My best friend always tells her parents how important it is to raise your daughter to think and fight like a guy. “Femininity might get you a guy”, she always says, “but strength will ensure you don’t need one”. In this crazy world we live in, women fight constantly – to be recognized as equals, to have access to the same jobs and resources, to prove tenacity and to rewarded for being excellent leaders. Dare we say it? It’s a man’s world, and a woman should be ready to fight in it.
I think that’s why part of my identity comes from recognizing that I am a fighter; I have been, my whole life: its something I’m proud of, and its something I hope others to recognize in me. I’ll confess I wear my heart on my sleeve; I can be a little insecure, I’m loyal to the point of annoying and I’m meticulous to the brink of insanity.
But with all my flaws, I am a fighter – and I fight when its personal but also when it’s based on principle, even though that can be so much more work. It’s the reason I say I can sometimes be a bitch and, more importantly, it’s the reason I say I am often proud to be one.
Whenever I describe myself in such a way, my friends looks at me, rather shocked, and say “come on, you’re not a bitch!” While I appreciate the sentiment, I think they don’t understand what I mean – I’m taking the word bitch out of its societal derogatory concept, and I am redefining it – because there is more than one way of defining it. I want to introduce a new philosophy to you – know as Bitchology – which I am proud to subscribe to:
Empowerment for women is so important – and that women need to be empowered doesn’t make you a feminist (although being a feminist can be a wonderful thing); it’s about recognizing that strength doesn’t need to be considered an unattractive quality and choosing to cast of the societal perceptions of “femininity”. I think women should rejoice in their own flame of courage, and be proud that others recognize that you are someone who can speak their mind, thoughts and ideas without being afraid that it will be “un-lady like”. If that makes you a bitch, then so be it!
Sometimes, I think, women forget how far we have come in the last few decades, and how it is the responsibility of new generations of womankind to forge ahead what those so valiantly in the past of done. It reminds me of that song from Mary Poppins “Sister Suffragettes” – based on a term coined to derogatorily label the UK women’s movement that wanted equal voting rights for women, and the women reclaimed it as something worth being proud of (kind of like the way I am trying to reclaim the word bitch as being something worth embracing). While the video was made in 1964, it denotes struggles from the early 20th century. Look at how hard we have progressed, and how hard women worked long ago so we could have the rights we have now – like voting; the rights we now take for granted.

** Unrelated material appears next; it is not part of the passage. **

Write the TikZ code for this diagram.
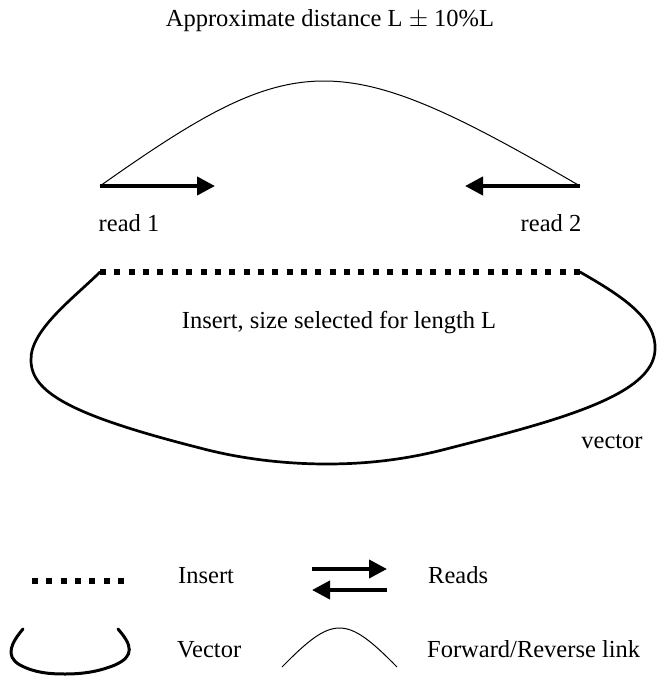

Haha, I love when she says “Though we adore men individually, we agree that as a group they’re rather stupid…” HAHA! (Not that I necessarily agree, but it makes me laugh!). When I watch the video, I remember how hard someone worked for me to get the chance to vote; how someone was a “soldier in a petticoat” for me so that today I can wear pants to work; how someone decided that being a woman can embrace more than being in the home; how someone fought so I can now choose to be a doctor, or lawyer, or firefighter or anything else I want to be; how someone decided that women were just as good as men, and “cast off the shackles” of yesterday’s thinking to forge a new tomorrow.
Today,women have the responsibility to maintain that progression – to be bigger and better than societal perceptions and to not let that momentum of a century become stagnant.
If that means you are a bitch, so what? 🙂 Fight the power, ladies.